In trigonometry, understanding angles in standard position is crucial for analyzing their properties and applications. An angle is said to be in standard position when its vertex is at the origin (0,0) of a coordinate plane, and its initial side lies along the positive x-axis. When you measure angles, you usually do so in the counterclockwise direction starting from the positive x-axis. This helps in providing a universal reference point for measuring angles.

• If the angle is positive, you measure it counterclockwise from the positive x-axis.
• For negative angles, you move clockwise from the positive x-axis.

Consider an angle of -5°. It starts from the positive x-axis, and since it's negative, we measure it clockwise. Hence, understanding movement directions is key to identifying where the angle lies on the coordinate plane.
Another example, an angle of 265°, is measured counterclockwise from the positive x-axis, indicating the significant amount of rotation that surpasses both the first and second quadrants.

Quadrantal angles are special cases in trigonometry. They occur when the terminal side of an angle in standard position aligns with one of the x or y axes. These angles can greatly simplify trigonometric calculations since their terminal sides fall along fixed positions.

• Common quadrantal angles include 0°, 90°, 180°, 270°, and 360°.

For example, an angle such as 90° has its terminal side along the positive y-axis. Quadrantal angles do not reside within any particular quadrant since they lie along the axes. This makes them unique and important when considering angle measurement and trigonometric functions. Although -5° and 265° are not quadrantal angles, understanding these allows clear differentiation from angles lying within quadrants.

Identifying the quadrant in which the terminal side of an angle lies is essential in trigonometry. The coordinate plane is divided into four quadrants

• Quadrant I: where both x and y coordinates are positive.
• Quadrant II: where x is negative and y is positive.
• Quadrant III: where both x and y are negative.
• Quadrant IV: where x is positive and y is negative.

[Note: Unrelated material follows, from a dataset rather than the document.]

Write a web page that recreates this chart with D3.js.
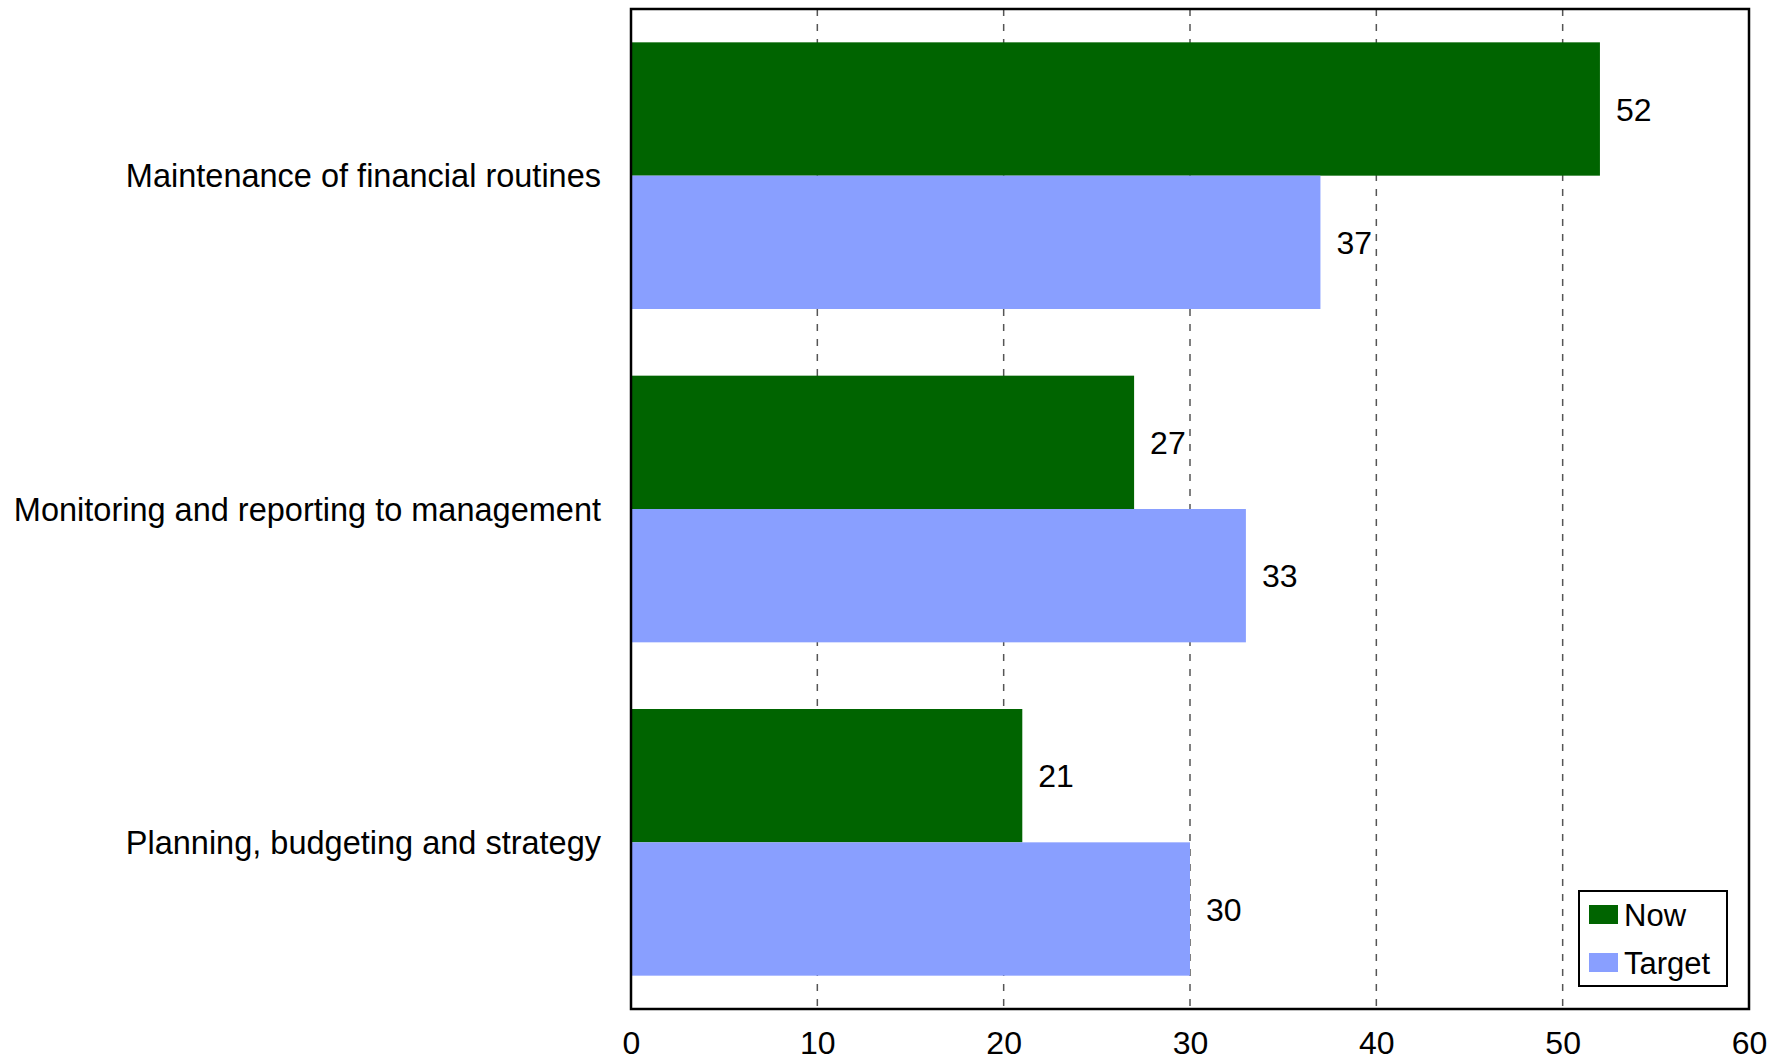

When determining the quadrant, consider the direction and size of the angle. For an angle like -5°, it moves slightly clockwise from the positive x-axis, placing it in Quadrant IV.
An angle of 265° requires a significant counterclockwise rotation and surpasses the first three quadrants, also landing in Quadrant IV.
Recognizing the quadrant helps when dealing with trigonometric functions as it affects their signs, for instance, in Quadrant IV, only cosine is positive.